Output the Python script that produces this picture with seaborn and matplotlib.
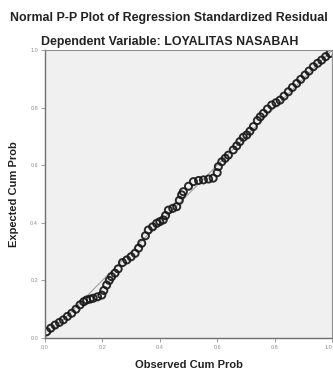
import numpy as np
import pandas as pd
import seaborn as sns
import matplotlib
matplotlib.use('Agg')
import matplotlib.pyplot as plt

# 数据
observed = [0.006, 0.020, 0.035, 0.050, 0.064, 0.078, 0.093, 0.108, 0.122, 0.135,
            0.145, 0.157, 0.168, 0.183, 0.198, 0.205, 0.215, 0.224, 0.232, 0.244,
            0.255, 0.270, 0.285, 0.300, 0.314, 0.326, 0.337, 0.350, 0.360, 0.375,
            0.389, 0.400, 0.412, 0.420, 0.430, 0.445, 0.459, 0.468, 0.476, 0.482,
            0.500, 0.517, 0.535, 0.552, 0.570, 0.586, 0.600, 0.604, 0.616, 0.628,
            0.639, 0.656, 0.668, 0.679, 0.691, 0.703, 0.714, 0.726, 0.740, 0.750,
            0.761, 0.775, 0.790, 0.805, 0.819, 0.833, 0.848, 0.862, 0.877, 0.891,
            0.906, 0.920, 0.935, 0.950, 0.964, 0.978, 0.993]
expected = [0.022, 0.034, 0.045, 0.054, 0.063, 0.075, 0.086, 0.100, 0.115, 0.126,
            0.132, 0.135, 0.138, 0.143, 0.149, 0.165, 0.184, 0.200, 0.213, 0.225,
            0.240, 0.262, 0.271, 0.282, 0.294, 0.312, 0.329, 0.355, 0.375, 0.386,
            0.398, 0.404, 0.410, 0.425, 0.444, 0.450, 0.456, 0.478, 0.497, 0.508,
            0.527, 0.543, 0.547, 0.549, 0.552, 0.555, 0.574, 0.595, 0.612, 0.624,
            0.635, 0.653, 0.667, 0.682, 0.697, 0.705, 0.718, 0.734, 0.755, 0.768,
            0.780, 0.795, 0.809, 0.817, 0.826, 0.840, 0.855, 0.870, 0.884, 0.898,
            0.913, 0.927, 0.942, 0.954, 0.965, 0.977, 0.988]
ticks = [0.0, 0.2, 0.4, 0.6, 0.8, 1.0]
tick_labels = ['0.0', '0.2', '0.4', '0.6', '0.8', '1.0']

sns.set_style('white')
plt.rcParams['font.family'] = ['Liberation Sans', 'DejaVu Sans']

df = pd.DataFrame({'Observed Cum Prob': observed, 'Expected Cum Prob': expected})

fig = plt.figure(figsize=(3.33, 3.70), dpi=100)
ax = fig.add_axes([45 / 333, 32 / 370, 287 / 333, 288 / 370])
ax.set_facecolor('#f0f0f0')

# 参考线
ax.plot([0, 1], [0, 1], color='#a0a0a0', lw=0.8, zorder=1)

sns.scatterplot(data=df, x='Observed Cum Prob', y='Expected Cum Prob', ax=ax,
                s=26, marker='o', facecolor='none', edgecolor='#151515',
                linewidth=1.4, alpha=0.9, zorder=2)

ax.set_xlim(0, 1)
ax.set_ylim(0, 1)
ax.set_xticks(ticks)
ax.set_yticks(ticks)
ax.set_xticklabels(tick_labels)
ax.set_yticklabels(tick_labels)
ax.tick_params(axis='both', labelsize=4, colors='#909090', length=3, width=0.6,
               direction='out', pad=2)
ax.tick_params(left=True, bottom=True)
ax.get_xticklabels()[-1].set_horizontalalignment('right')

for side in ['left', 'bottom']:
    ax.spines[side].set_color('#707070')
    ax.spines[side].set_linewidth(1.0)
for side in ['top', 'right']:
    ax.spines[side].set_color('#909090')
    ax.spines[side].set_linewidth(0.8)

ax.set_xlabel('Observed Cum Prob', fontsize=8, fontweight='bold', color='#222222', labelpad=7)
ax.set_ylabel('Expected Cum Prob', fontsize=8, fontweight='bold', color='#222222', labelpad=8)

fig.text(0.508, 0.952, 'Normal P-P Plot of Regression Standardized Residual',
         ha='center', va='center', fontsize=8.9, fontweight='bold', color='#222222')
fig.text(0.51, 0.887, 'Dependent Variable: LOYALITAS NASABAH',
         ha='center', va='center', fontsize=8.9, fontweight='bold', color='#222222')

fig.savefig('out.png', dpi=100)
#####
Omit the pictures, and quote the material above exactly as given.

Output the Python script that produces this picture with seaborn and matplotlib.
import numpy as np
import pandas as pd
import seaborn as sns
import matplotlib
matplotlib.use('Agg')
import matplotlib.pyplot as plt

# 数据
observed = [0.006, 0.020, 0.035, 0.050, 0.064, 0.078, 0.093, 0.108, 0.122, 0.135,
            0.145, 0.157, 0.168, 0.183, 0.198, 0.205, 0.215, 0.224, 0.232, 0.244,
            0.255, 0.270, 0.285, 0.300, 0.314, 0.326, 0.337, 0.350, 0.360, 0.375,
            0.389, 0.400, 0.412, 0.420, 0.430, 0.445, 0.459, 0.468, 0.476, 0.482,
            0.500, 0.517, 0.535, 0.552, 0.570, 0.586, 0.600, 0.604, 0.616, 0.628,
            0.639, 0.656, 0.668, 0.679, 0.691, 0.703, 0.714, 0.726, 0.740, 0.750,
            0.761, 0.775, 0.790, 0.805, 0.819, 0.833, 0.848, 0.862, 0.877, 0.891,
            0.906, 0.920, 0.935, 0.950, 0.964, 0.978, 0.993]
expected = [0.022, 0.034, 0.045, 0.054, 0.063, 0.075, 0.086, 0.100, 0.115, 0.126,
            0.132, 0.135, 0.138, 0.143, 0.149, 0.165, 0.184, 0.200, 0.213, 0.225,
            0.240, 0.262, 0.271, 0.282, 0.294, 0.312, 0.329, 0.355, 0.375, 0.386,
            0.398, 0.404, 0.410, 0.425, 0.444, 0.450, 0.456, 0.478, 0.497, 0.508,
            0.527, 0.543, 0.547, 0.549, 0.552, 0.555, 0.574, 0.595, 0.612, 0.624,
            0.635, 0.653, 0.667, 0.682, 0.697, 0.705, 0.718, 0.734, 0.755, 0.768,
            0.780, 0.795, 0.809, 0.817, 0.826, 0.840, 0.855, 0.870, 0.884, 0.898,
            0.913, 0.927, 0.942, 0.954, 0.965, 0.977, 0.988]
ticks = [0.0, 0.2, 0.4, 0.6, 0.8, 1.0]
tick_labels = ['0.0', '0.2', '0.4', '0.6', '0.8', '1.0']

sns.set_style('white')
plt.rcParams['font.family'] = ['Liberation Sans', 'DejaVu Sans']

df = pd.DataFrame({'Observed Cum Prob': observed, 'Expected Cum Prob': expected})

fig = plt.figure(figsize=(3.33, 3.70), dpi=100)
ax = fig.add_axes([45 / 333, 32 / 370, 287 / 333, 288 / 370])
ax.set_facecolor('#f0f0f0')

# 参考线
ax.plot([0, 1], [0, 1], color='#a0a0a0', lw=0.8, zorder=1)

sns.scatterplot(data=df, x='Observed Cum Prob', y='Expected Cum Prob', ax=ax,
                s=26, marker='o', facecolor='none', edgecolor='#151515',
                linewidth=1.4, alpha=0.9, zorder=2)

ax.set_xlim(0, 1)
ax.set_ylim(0, 1)
ax.set_xticks(ticks)
ax.set_yticks(ticks)
ax.set_xticklabels(tick_labels)
ax.set_yticklabels(tick_labels)
ax.tick_params(axis='both', labelsize=4, colors='#909090', length=3, width=0.6,
               direction='out', pad=2)
ax.tick_params(left=True, bottom=True)
ax.get_xticklabels()[-1].set_horizontalalignment('right')

for side in ['left', 'bottom']:
    ax.spines[side].set_color('#707070')
    ax.spines[side].set_linewidth(1.0)
for side in ['top', 'right']:
    ax.spines[side].set_color('#909090')
    ax.spines[side].set_linewidth(0.8)

ax.set_xlabel('Observed Cum Prob', fontsize=8, fontweight='bold', color='#222222', labelpad=7)
ax.set_ylabel('Expected Cum Prob', fontsize=8, fontweight='bold', color='#222222', labelpad=8)

fig.text(0.508, 0.952, 'Normal P-P Plot of Regression Standardized Residual',
         ha='center', va='center', fontsize=8.9, fontweight='bold', color='#222222')
fig.text(0.51, 0.887, 'Dependent Variable: LOYALITAS NASABAH',
         ha='center', va='center', fontsize=8.9, fontweight='bold', color='#222222')

fig.savefig('out.png', dpi=100)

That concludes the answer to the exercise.